• WHAT IS EXPECTED
Beneath this task is a listing; retype all of it exactly.

• SOURCE MATERIAL
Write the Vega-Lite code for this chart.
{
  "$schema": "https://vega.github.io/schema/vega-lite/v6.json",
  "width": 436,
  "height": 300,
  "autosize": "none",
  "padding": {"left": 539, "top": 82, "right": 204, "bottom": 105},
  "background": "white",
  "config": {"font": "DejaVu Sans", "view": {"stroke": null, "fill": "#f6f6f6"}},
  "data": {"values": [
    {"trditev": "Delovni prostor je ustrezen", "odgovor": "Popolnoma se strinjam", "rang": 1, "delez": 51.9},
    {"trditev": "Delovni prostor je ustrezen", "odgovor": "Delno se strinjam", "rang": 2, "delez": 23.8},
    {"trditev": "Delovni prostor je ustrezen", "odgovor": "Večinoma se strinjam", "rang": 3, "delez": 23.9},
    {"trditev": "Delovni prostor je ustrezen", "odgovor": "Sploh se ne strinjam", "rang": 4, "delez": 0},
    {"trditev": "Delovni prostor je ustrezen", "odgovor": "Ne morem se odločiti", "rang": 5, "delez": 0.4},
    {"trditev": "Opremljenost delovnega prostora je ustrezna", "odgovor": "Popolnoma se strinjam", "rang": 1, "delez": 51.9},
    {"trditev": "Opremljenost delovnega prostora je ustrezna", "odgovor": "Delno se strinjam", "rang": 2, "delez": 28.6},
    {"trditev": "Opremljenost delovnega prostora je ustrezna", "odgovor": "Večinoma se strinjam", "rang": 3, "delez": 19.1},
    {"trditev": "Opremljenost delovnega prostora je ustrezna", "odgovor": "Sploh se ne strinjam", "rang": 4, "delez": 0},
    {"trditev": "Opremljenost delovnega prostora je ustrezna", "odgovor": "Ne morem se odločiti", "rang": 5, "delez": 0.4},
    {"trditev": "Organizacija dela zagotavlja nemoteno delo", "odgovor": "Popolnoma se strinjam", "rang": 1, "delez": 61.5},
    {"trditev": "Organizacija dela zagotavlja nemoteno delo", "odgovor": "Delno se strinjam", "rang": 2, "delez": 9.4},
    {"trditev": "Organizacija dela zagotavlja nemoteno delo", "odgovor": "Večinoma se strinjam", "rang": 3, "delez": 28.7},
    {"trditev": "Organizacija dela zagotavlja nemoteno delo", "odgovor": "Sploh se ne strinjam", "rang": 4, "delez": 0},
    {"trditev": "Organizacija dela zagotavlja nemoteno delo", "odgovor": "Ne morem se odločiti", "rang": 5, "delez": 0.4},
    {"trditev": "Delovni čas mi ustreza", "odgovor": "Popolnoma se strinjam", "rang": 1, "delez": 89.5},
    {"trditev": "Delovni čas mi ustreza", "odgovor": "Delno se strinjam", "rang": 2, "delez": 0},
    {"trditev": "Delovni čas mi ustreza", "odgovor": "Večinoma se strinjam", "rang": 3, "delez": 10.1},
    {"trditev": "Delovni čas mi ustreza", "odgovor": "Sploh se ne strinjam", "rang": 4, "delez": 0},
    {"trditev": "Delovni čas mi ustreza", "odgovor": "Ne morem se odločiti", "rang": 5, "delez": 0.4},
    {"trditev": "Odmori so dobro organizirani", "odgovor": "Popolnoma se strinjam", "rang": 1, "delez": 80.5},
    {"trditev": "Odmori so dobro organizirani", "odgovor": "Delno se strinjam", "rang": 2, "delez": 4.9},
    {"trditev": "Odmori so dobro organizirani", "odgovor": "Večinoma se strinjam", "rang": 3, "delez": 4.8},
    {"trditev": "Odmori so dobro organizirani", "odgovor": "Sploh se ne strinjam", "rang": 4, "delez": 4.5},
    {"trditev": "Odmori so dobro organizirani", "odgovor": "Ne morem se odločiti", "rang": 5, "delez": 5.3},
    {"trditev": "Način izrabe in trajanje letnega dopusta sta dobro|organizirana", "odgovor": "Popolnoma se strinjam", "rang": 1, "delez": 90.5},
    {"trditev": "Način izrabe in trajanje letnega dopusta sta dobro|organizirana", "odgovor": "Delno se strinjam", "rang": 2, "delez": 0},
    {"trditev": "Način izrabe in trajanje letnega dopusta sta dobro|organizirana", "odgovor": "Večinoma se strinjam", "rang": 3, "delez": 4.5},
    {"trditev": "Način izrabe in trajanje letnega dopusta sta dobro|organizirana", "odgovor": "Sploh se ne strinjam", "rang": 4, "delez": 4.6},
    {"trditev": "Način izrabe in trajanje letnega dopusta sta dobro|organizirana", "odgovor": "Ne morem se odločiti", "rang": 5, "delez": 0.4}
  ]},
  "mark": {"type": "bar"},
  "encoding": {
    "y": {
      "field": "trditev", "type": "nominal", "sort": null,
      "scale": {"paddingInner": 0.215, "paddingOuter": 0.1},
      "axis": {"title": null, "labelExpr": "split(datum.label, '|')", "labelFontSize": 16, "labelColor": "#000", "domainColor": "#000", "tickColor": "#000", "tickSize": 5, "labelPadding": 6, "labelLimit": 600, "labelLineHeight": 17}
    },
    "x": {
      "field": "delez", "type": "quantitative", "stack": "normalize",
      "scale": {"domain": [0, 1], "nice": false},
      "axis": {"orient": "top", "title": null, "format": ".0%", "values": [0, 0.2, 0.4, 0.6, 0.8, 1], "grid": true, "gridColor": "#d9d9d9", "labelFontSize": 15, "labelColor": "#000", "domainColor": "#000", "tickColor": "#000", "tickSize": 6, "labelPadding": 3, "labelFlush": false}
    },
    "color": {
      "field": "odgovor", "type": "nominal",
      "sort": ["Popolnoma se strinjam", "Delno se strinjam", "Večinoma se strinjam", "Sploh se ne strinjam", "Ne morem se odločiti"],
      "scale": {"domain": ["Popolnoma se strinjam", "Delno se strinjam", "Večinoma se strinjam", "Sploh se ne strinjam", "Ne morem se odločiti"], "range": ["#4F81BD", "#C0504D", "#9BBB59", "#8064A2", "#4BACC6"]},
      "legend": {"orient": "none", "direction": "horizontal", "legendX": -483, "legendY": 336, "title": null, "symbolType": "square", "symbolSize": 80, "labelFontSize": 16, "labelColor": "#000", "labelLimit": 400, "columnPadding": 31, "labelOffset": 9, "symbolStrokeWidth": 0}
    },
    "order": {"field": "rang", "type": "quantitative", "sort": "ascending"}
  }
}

• IN RESPONSE
Write the Vega-Lite code for this chart.
{
  "$schema": "https://vega.github.io/schema/vega-lite/v6.json",
  "width": 436,
  "height": 300,
  "autosize": "none",
  "padding": {"left": 539, "top": 82, "right": 204, "bottom": 105},
  "background": "white",
  "config": {"font": "DejaVu Sans", "view": {"stroke": null, "fill": "#f6f6f6"}},
  "data": {"values": [
    {"trditev": "Delovni prostor je ustrezen", "odgovor": "Popolnoma se strinjam", "rang": 1, "delez": 51.9},
    {"trditev": "Delovni prostor je ustrezen", "odgovor": "Delno se strinjam", "rang": 2, "delez": 23.8},
    {"trditev": "Delovni prostor je ustrezen", "odgovor": "Večinoma se strinjam", "rang": 3, "delez": 23.9},
    {"trditev": "Delovni prostor je ustrezen", "odgovor": "Sploh se ne strinjam", "rang": 4, "delez": 0},
    {"trditev": "Delovni prostor je ustrezen", "odgovor": "Ne morem se odločiti", "rang": 5, "delez": 0.4},
    {"trditev": "Opremljenost delovnega prostora je ustrezna", "odgovor": "Popolnoma se strinjam", "rang": 1, "delez": 51.9},
    {"trditev": "Opremljenost delovnega prostora je ustrezna", "odgovor": "Delno se strinjam", "rang": 2, "delez": 28.6},
    {"trditev": "Opremljenost delovnega prostora je ustrezna", "odgovor": "Večinoma se strinjam", "rang": 3, "delez": 19.1},
    {"trditev": "Opremljenost delovnega prostora je ustrezna", "odgovor": "Sploh se ne strinjam", "rang": 4, "delez": 0},
    {"trditev": "Opremljenost delovnega prostora je ustrezna", "odgovor": "Ne morem se odločiti", "rang": 5, "delez": 0.4},
    {"trditev": "Organizacija dela zagotavlja nemoteno delo", "odgovor": "Popolnoma se strinjam", "rang": 1, "delez": 61.5},
    {"trditev": "Organizacija dela zagotavlja nemoteno delo", "odgovor": "Delno se strinjam", "rang": 2, "delez": 9.4},
    {"trditev": "Organizacija dela zagotavlja nemoteno delo", "odgovor": "Večinoma se strinjam", "rang": 3, "delez": 28.7},
    {"trditev": "Organizacija dela zagotavlja nemoteno delo", "odgovor": "Sploh se ne strinjam", "rang": 4, "delez": 0},
    {"trditev": "Organizacija dela zagotavlja nemoteno delo", "odgovor": "Ne morem se odločiti", "rang": 5, "delez": 0.4},
    {"trditev": "Delovni čas mi ustreza", "odgovor": "Popolnoma se strinjam", "rang": 1, "delez": 89.5},
    {"trditev": "Delovni čas mi ustreza", "odgovor": "Delno se strinjam", "rang": 2, "delez": 0},
    {"trditev": "Delovni čas mi ustreza", "odgovor": "Večinoma se strinjam", "rang": 3, "delez": 10.1},
    {"trditev": "Delovni čas mi ustreza", "odgovor": "Sploh se ne strinjam", "rang": 4, "delez": 0},
    {"trditev": "Delovni čas mi ustreza", "odgovor": "Ne morem se odločiti", "rang": 5, "delez": 0.4},
    {"trditev": "Odmori so dobro organizirani", "odgovor": "Popolnoma se strinjam", "rang": 1, "delez": 80.5},
    {"trditev": "Odmori so dobro organizirani", "odgovor": "Delno se strinjam", "rang": 2, "delez": 4.9},
    {"trditev": "Odmori so dobro organizirani", "odgovor": "Večinoma se strinjam", "rang": 3, "delez": 4.8},
    {"trditev": "Odmori so dobro organizirani", "odgovor": "Sploh se ne strinjam", "rang": 4, "delez": 4.5},
    {"trditev": "Odmori so dobro organizirani", "odgovor": "Ne morem se odločiti", "rang": 5, "delez": 5.3},
    {"trditev": "Način izrabe in trajanje letnega dopusta sta dobro|organizirana", "odgovor": "Popolnoma se strinjam", "rang": 1, "delez": 90.5},
    {"trditev": "Način izrabe in trajanje letnega dopusta sta dobro|organizirana", "odgovor": "Delno se strinjam", "rang": 2, "delez": 0},
    {"trditev": "Način izrabe in trajanje letnega dopusta sta dobro|organizirana", "odgovor": "Večinoma se strinjam", "rang": 3, "delez": 4.5},
    {"trditev": "Način izrabe in trajanje letnega dopusta sta dobro|organizirana", "odgovor": "Sploh se ne strinjam", "rang": 4, "delez": 4.6},
    {"trditev": "Način izrabe in trajanje letnega dopusta sta dobro|organizirana", "odgovor": "Ne morem se odločiti", "rang": 5, "delez": 0.4}
  ]},
  "mark": {"type": "bar"},
  "encoding": {
    "y": {
      "field": "trditev", "type": "nominal", "sort": null,
      "scale": {"paddingInner": 0.215, "paddingOuter": 0.1},
      "axis": {"title": null, "labelExpr": "split(datum.label, '|')", "labelFontSize": 16, "labelColor": "#000", "domainColor": "#000", "tickColor": "#000", "tickSize": 5, "labelPadding": 6, "labelLimit": 600, "labelLineHeight": 17}
    },
    "x": {
      "field": "delez", "type": "quantitative", "stack": "normalize",
      "scale": {"domain": [0, 1], "nice": false},
      "axis": {"orient": "top", "title": null, "format": ".0%", "values": [0, 0.2, 0.4, 0.6, 0.8, 1], "grid": true, "gridColor": "#d9d9d9", "labelFontSize": 15, "labelColor": "#000", "domainColor": "#000", "tickColor": "#000", "tickSize": 6, "labelPadding": 3, "labelFlush": false}
    },
    "color": {
      "field": "odgovor", "type": "nominal",
      "sort": ["Popolnoma se strinjam", "Delno se strinjam", "Večinoma se strinjam", "Sploh se ne strinjam", "Ne morem se odločiti"],
      "scale": {"domain": ["Popolnoma se strinjam", "Delno se strinjam", "Večinoma se strinjam", "Sploh se ne strinjam", "Ne morem se odločiti"], "range": ["#4F81BD", "#C0504D", "#9BBB59", "#8064A2", "#4BACC6"]},
      "legend": {"orient": "none", "direction": "horizontal", "legendX": -483, "legendY": 336, "title": null, "symbolType": "square", "symbolSize": 80, "labelFontSize": 16, "labelColor": "#000", "labelLimit": 400, "columnPadding": 31, "labelOffset": 9, "symbolStrokeWidth": 0}
    },
    "order": {"field": "rang", "type": "quantitative", "sort": "ascending"}
  }
}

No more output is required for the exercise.